Thank You for your time, consideration and assistance.

 

[soroban]

Hello, BlueFalcon!

I can help you with the first two parts . . .

\(\displaystyle x\,=\,\cos\theta,\;\;y\,=\,\sin\theta,\;\;\; -\pi\,\leq\,\theta\,\leq\,0\)

a) Draw the curve, mark its initial and terminal point and determine its orientation.

It starts at: \(\displaystyle \,\begin{array}{cc}x\:=\:\cos(-\pi)\:=\:-1\\ y\:=\:\sin(-\pi)\:=\:0\end{array}\;\;\Rightarrow\;\;(-1,\,0)\)

And ends at: \(\displaystyle \:\begin{array}{cc}x\:=\:\cos(0)\:=\:1 \\ y\:=\:\sin(0)\:=\:0\end{array}\;\;\Rightarrow\;\;(1,0)\)

If we plot a few intermetdiate points,
\(\displaystyle \;\;\)we have the lower half of a unit circle at the origin.

The points are generated from the 9:00 position, counterclockwise to 3:00.

b) Eliminate the parameter and express te curve in its rectangular form.

We have: \(\displaystyle \:\begin{array}{cc}x\:=\:\cos x\\ y\:=\:\sin x\end{array}\)

Square: \(\displaystyle \:\begin{array}{cc}x^2\:=\:\cos^2x\\ y^2\:=\:\sin^2x\end{array}\)

Add: \(\displaystyle \:x^2\,+\,y^2\:=\:\cos^2x\,+\,\sin^2x\)

We have: \(\displaystyle \,x^2\,+\,y^2\:=\:1\;\;\Rightarrow\;\;y\:=\:\pm\sqrt{1\,-\,x^2}\)

Since we want the lower semicircle: \(\displaystyle \,y\:= \:-\sqrt{1\,-\,x^2}\)

 

[pka]

Because \(\displaystyle \cos ^2 (t) + \sin ^2 (t) = 1\), the denominators in part c are 1.
Thus \(\displaystyle \L
\int\limits_{ - 1}^0 {\left[ {\sin (t)( - \sin (t)) - \cos (t)(\cos (t))} \right]dt}\).

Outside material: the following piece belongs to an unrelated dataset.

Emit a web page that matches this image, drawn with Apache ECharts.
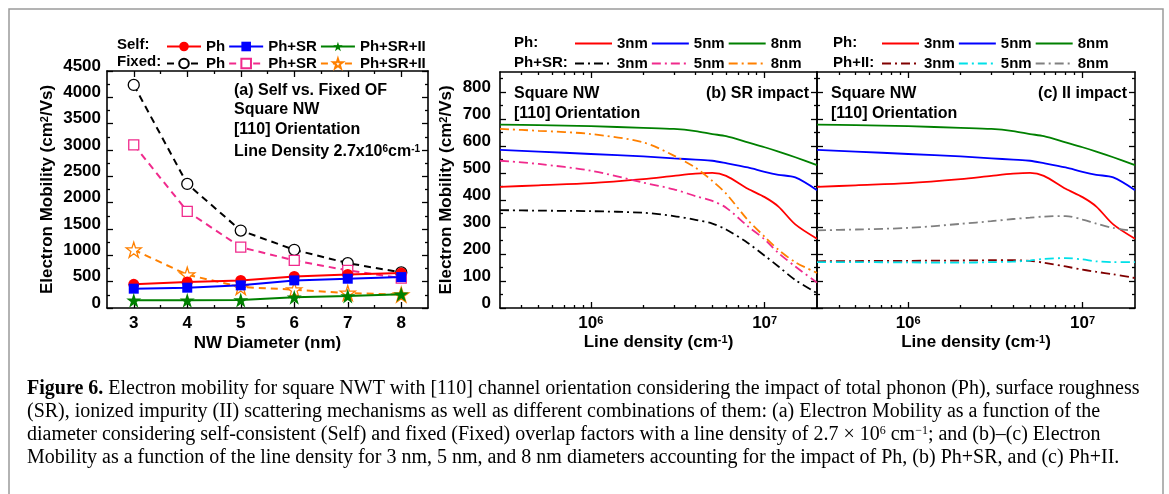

For the last line integral
\(\displaystyle \L
\begin{array}{l}
M(x,y) = xy - y^2 \\
x(t) = t^2 ,\quad y(t) = t\quad \Rightarrow \quad M(t) = t^3 - t^2 ,\quad dx = 2tdt,\quad dy = dy \\
\int\limits_C {M(x,y)dx} = \int\limits_1^3 {\left( {t^3 - t^2 } \right)(2tdt)} \\
\end{array}\).
You can set the other integral the same way.